Как выясняется, у меня общее количество сперматозоидов равно шестидесяти миллионам. Впечатляет, не правда ли? Но когда начинаешь оценивать их форму и скорость, неожиданно их количество сокращается до четырехсот тысяч. Что для меня казалось внушительной цифрой. Но представьте, что вы бежите Бостонский марафон с еще пятьюдесятью девятью миллионами опьяненных эйфорией бегунами, и тут-то пересечь финишную черту становится намного труднее. Прибавьте к моим проблемам бесплодие Зои, и мы уже рассматриваем возможность ЭКО и ИКСИ.
И еще вопрос в деньгах. Не знаю, как люди находят деньги на ЭКО. Одна попытка стоит пятнадцать тысяч долларов, включая лекарства. Нам еще повезло, что мы живем в Род-Айленде, здесь штат обязывает страховые компании покрывать медицинскую страховку замужним женщинам детородного возраста (от двадцати пяти до сорока лет), которые не могут зачать естественным путем, тем не менее остаются еще три тысячи долларов наличными за каждый цикл живых эмбрионов и шесть сотен - за каждый цикл замороженных. Страховка не покрывает ИКСИ - когда сперма вводится непосредственно в яйцеклетку (полторы тысячи долларов), заморозку эмбрионов (еще тысяча долларов), хранение замороженных эмбрионов (восемьсот долларов в год). Я веду к тому, что даже со страховкой, еще до финансового кошмара с этим последним циклом, мы остались на мели.

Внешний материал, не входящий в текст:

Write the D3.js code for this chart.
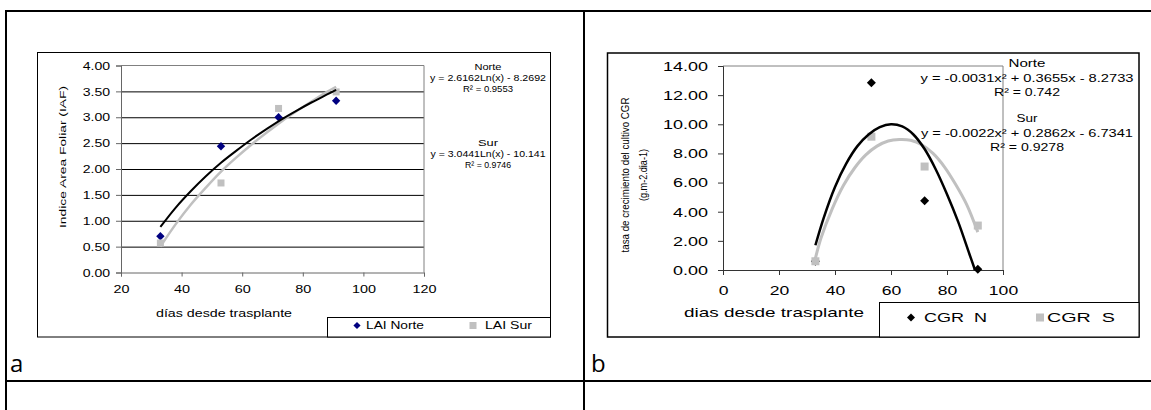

Откровенно говоря, я не могу сказать, в какой именно момент все пошло не так. Может быть, еще в первый раз, или в пятый, или в пятнадцатый, когда Зои стала высчитывать дни своего менструального цикла и прыгать в кровать со словами: "Давай! Давай!" Наша сексуальная жизнь превратилась в семейный обед на День благодарения в недружной семье - ты обязан присутствовать на этом обеде, несмотря на то что у тебя совершенно нет для этого настроения. Может быть, это произошло в тот момент, когда мы начали пробовать ЭКО; когда я понял, что Зои не остановится ни перед чем в своем желании забеременеть; что "хочу" превратилось в "надо", а "надо" - в одержимость. Или, возможно, в ту минуту, когда я почувствовал, что Зои и этот ребенок на одной странице, а я остался где-то за бортом. В моем браке для меня больше не осталось места - меня используют только в качестве генетического материала.
Многие обсуждают, через что приходится пройти женщинам, когда они не могут иметь ребенка. Но все всегда забывают о мужчинах. Позвольте вам сообщить, что мы чувствуем себя неудачниками. Мы почему-то не способны на то, что у других мужчин получается без труда… то, чего другие мужчины часто предпочитают избегать. Правда это или нет, виноват ты или нет, но общество смотрит на мужчину по-особому, если он не может иметь детей. Целая книга Ветхого Завета посвящена тому, кто кого породил. Даже знаменитые секс-символы, от которых женщины теряют головы, такие как Дэвид Бэкхем, Брэд Питт и Хью Джекман, всегда на страницах журнала "Пипл" держат на руках кого-то из своих детей. (Мне ли этого не знать: в клинике, занимающейся искусственным оплодотворением, я, пока ждал, перечитал почти все журналы.) Может быть, сейчас и двадцать первый век, но звание настоящего мужчины до сих пор тесно связано с его способностью продолжать род.
Знаю, я не виноват. Знаю, что не должен чувствовать себя неполноценным. Я знаю, что это заболевание, и, случись у меня остановка сердца или перелом ноги, я бы не считал себя слизняком, если бы нуждался в операции или гипсе, - тогда почему я испытываю неловкость из-за бесплодия?
Потому что в длинном-длинном списке это еще одно доказательство того, что я неудачник.